What do I mean by ‘too long’?
Of course, most business owners probably created their business because they had some expertise in whatever it was, some pleasure in doing it, some experience of the ‘front line’. What I mean by ‘too long’ is not that they shouldn’t have been doing these things at all, of course not: I mean too long in relation to the other functions above. So, for example, a furniture designer might be spending most of his day on the factory floor trying to get the furniture built on time, to the neglect of other duties. (He was — that’s an actual example.)
For writers — and this is where you might hear a howl of protest from within yourself, but hear me out — the parallel was spending too long writing in relation to the above other functions. I’ll wait a moment for your heart rate to go down. You’re probably thinking ‘How can he say that? I barely get enough time to write as it is!’ But don’t misunderstand me — I mean exactly what I just said: ‘too long in relation to the above other functions.’ If the above other functions had an appropriate amount of time spent on them, the writer would begin to feel the effects on his or her actual writing.

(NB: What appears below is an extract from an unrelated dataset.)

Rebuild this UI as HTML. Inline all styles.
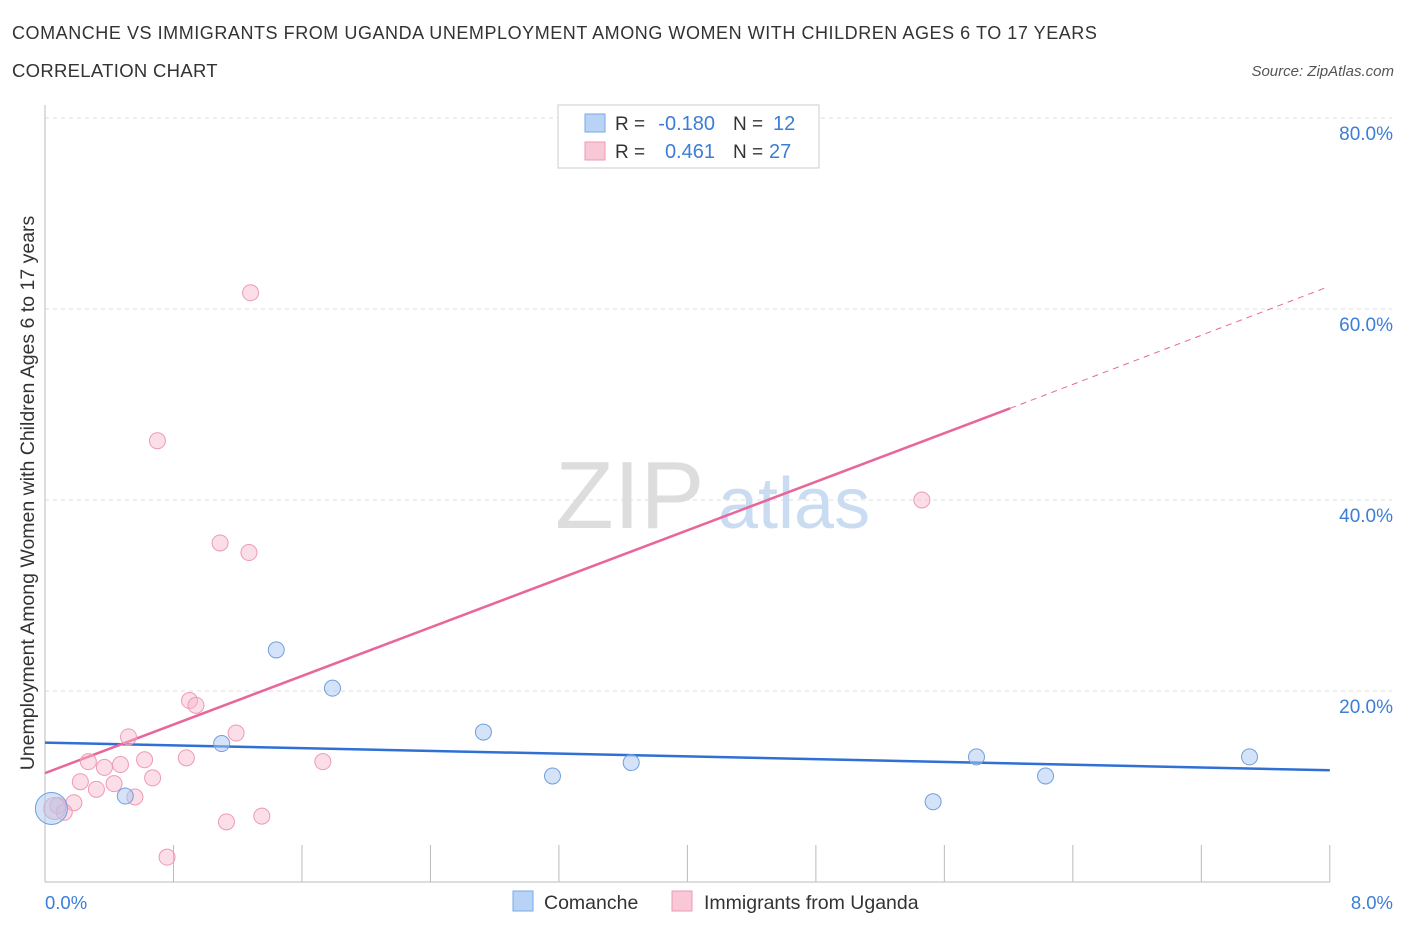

For example, time spent on planning — not necessarily on plot planning, but on planning out one’s time and use of resources — can result in vastly increased production when it comes to actual writing; time spent on market research can save valuable hours and loads of frustration when it comes to getting readers; a few hours spent on finances can remove bucketloads of stress; time invested into editing can create a higher quality product, which yields further benefits, and so on.
The trick is to see the above diagram as a piano keyboard and to learn to play tunes on it. You probably wouldn’t consider it very musical for someone to bang on and on using only the same middle portion of a keyboard, would you? Not many harmonies are created that way. By stretching to include other parts of the operation, one finds that the whole becomes more productive and melodic.
There’s a lot more to this, coming soon. But for now, take a look at your own 'keyboard' -- are you spending too long on just one section of it? Would it help to take one hour -- just one hour -- and use it to plan ahead in some way?